Samsung Galaxy Note Edge: Hands-On Preview, UK Price And Release Date

Samsung's New 'Edge' Phone Is Just As Strange As It Looks

The Galaxy Note Edge from Samsung is one of the strangest phones we've ever seen. It has a 'melted' curved screen at one side which seems to wrap around the natural boundaries of (a) a phone and (b) reality, and represents a genuinely new direction for smartphone hardware.

Announced at IFA in Berlin, it resembles something you'd see behind a glass case at a conference, and which would never make it to sale.

But the real surprise is that it's also a real phone. And you will be able to buy one.

Samsung has remained tight-lipped about UK availability and price so far, but it looks set to emerge here soon.

Ahead of the release date we've managed to get some exclusive hands-on time with the device. Here are the main specs, followed by our first impressions.

  • 5;.6-inch Quad HD screen, with a unique curved edge
  • Dedicated notifications and controls panels for the Edge
  • Ability to add pictures and other control to the Edge
  • Integrated Note S-Pen stylus
  • 2048 levels of pressure sensitivity
  • Quick charge boosts the battery to 50% in 30 minutes

The Note Edge looks like a concept phone. That's because it is - kinda.

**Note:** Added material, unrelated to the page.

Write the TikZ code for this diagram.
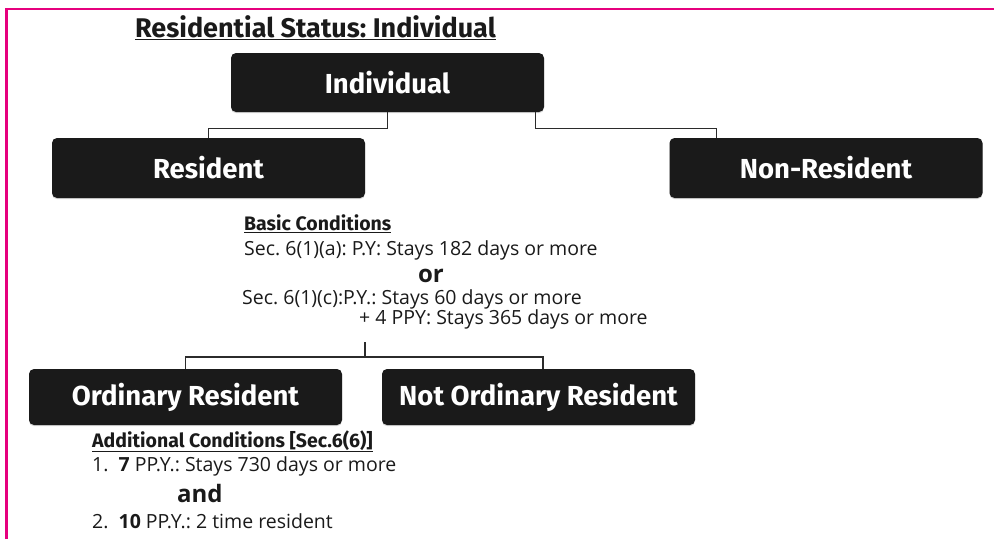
\documentclass[tikz,border=0pt]{standalone}
\usepackage{fontspec}
\setmainfont{Open Sans}
\newfontfamily\boxfont{Fira Sans}
\usetikzlibrary{shadows}
\definecolor{boxblack}{HTML}{1A1A1A}
\definecolor{framepink}{HTML}{E6007E}
\definecolor{linegray}{HTML}{2B2B2B}
\frenchspacing
\begin{document}
\begin{tikzpicture}[x=1pt,y=-1pt,
        statusbox/.style={fill=boxblack, rounded corners=5pt, text=white,
            font=\boxfont\bfseries\fontsize{27.5}{31}\selectfont,
            minimum width=313pt, minimum height=59pt, inner sep=0pt,
            drop shadow={opacity=0.3, shadow xshift=0pt, shadow yshift=-1.2pt}},
        heading/.style={anchor=base west, inner sep=0pt, text=boxblack,
            font=\boxfont\bfseries\fontsize{19.5}{23}\selectfont},
        rule/.style={anchor=base west, inner sep=0pt, text=boxblack,
            font=\fontsize{19.5}{23}\selectfont},
        joiner/.style={anchor=base, inner sep=0pt, text=boxblack,
            font=\bfseries\fontsize{24}{27}\selectfont},
        tree/.style={draw=linegray, line width=1.4pt}]
    \useasboundingbox (0,0) rectangle (994,539);
    \draw[framepink, line width=2.5pt] (6.5,539) -- (6.5,9) -- (994,9);

    \node[heading, font=\boxfont\bfseries\fontsize{27}{31}\selectfont] (title) at (135,37) {\underline{Residential Status: Individual}};

    \node[statusbox] (indiv) at (387.5,82.5) {Individual};
    \node[statusbox, minimum height=60pt] (res) at (208.5,168) {Resident};
    \node[statusbox, minimum height=60pt] (nonres) at (826,168) {Non-Resident};
    \node[statusbox, minimum height=56pt] (ordres) at (185.5,397) {Ordinary Resident};
    \node[statusbox, minimum height=56pt] (notord) at (538.5,397) {Not Ordinary Resident};

    \node[heading] (basic) at (244,230) {\underline{Basic Conditions}};
    \node[rule] (sixa) at (244,255) {Sec. 6(1)(a): P.Y: Stays 182 days or more};
    \node[joiner] (or) at (431,282) {or};
    \node[rule] (sixc) at (242,304) {Sec. 6(1)(c):P.Y.: Stays 60 days or more};
    \node[rule] (ppy) at (359,324) {+ 4 PPY: Stays 365 days or more};

    \node[heading] (extra) at (92,447) {\underline{Additional Conditions [Sec.6(6)]}};
    \node[rule] (seven) at (92,471) {1.\ \ \textbf{7} PP.Y.: Stays 730 days or more};
    \node[joiner, anchor=base west] (and) at (177,502) {and};
    \node[rule] (ten) at (92,528) {2.\ \ \textbf{10} PP.Y.: 2 time resident};

    \draw[tree] (indiv.south) -- ++(0,16) -| (res.north);
    \draw[tree] ([xshift=-9pt]indiv.south east) -- ++(0,16) -| ([xshift=47pt]nonres.north west);
    \draw[tree] ([xshift=6pt,yshift=-18pt]ppy.base west) -- ++(0,15) coordinate (fork) -| (ordres.north);
    \draw[tree] (fork) -| ([xshift=4.5pt]notord.north);
\end{tikzpicture}
\end{document}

Samsung says this is a device which represents its vanguard design language ('Modern Fluidic') and at first glance it is obviously an aggressive, unprecedented design.

But Samsung also says that this is a real production phone, and it looks set to come to the UK soon. So what's it like in person?

Actually, pretty amazing.

The curved sidebar looks beautiful - that much you can tell from the pictures. But the actual shape is hard to describe. It's reminiscent of a rolled-up magazine, with a smooth and gentle curve that ends with a flat, clean edge at the bottom. The screen -- which is all one panel, not two separate displays -- has the appearance of being right under the glass, despite the odd angle and curvature of the form factor. From some directions the Edge looks distorted, but from the angle you'll actually use it it's both attractive and discrete. It's a natural place to put notifications - you can see them, but you don't have to look at them.

The phone then is sleek and futuristic to look at. Luckily it's also fun to use. The Edge is just as responsive to the touch as the rest of the screen. You swipe 'down' across from the phone's long edge to switch between the different bars you've chosen (whether it's a Twitter stream, icons, a game or a wallpaper) and the Note Edge moves between them as elegantly as any homescreen on the phone.

There is a dedicated app to let you switch and edit your Edge choices, which also lets you set pictures as wallpaper and edit which applications appear in the quick launch menu.

Samsung says developers will have open access to their API, meaning other notifications, uses and even games could be coming soon.

In the hand it's a little odd at first - ergonomically this design might take some getting used to. But it's pleasing and feels like a natural evolution of the phone. It also intelligently switches its layout based on which way up you hold it - in case you're left handed, for instance, and want the edge next to your thumb.

The key here will be in the implementation. If developers jump on board, or Samsung provides enough genuinely cool use cases -- and if it's not too much more expensive than the Note 4, which in virtually every other respect it is identical to -- then it might be a fun nice-to-have for the forward-thinking early adopters out there. If not it's possible it might just be another slightly confusing extra feature for which no one asked.

To illustrate, one of the features Samsung showed us was a quick-pull-down menu of little tools, which you can select from the Edge. Some - like the torch - seem like obvious things to put in a handy place.

Another of these five, though, was a ruler. A 10 centimetre ruler. A to-scale 10 centimetre ruler. You press the button and the ruler pops up. You then measure stuff (small stuff) using this insanely advanced piece of tech and its static ruler feature.

The future, ladies and gents.

That said, we're optimistic about the Edge and the future of design it represents for Samsung. We love to see Samsung experimenting in public, and this is one of their best experiments to date. It's something we haven't seen on a phone before, and it's something that we're probably not going to see from Apple for years.

It's also far better than previous experiments in 'curved' smartphones like the LG G Flex, which impressed in pictures but disappointed in person. In that respect the Note Edge is a really pleasant surprise - and once we get a chance to test it in full, it might just be an excellent phone in its own right too.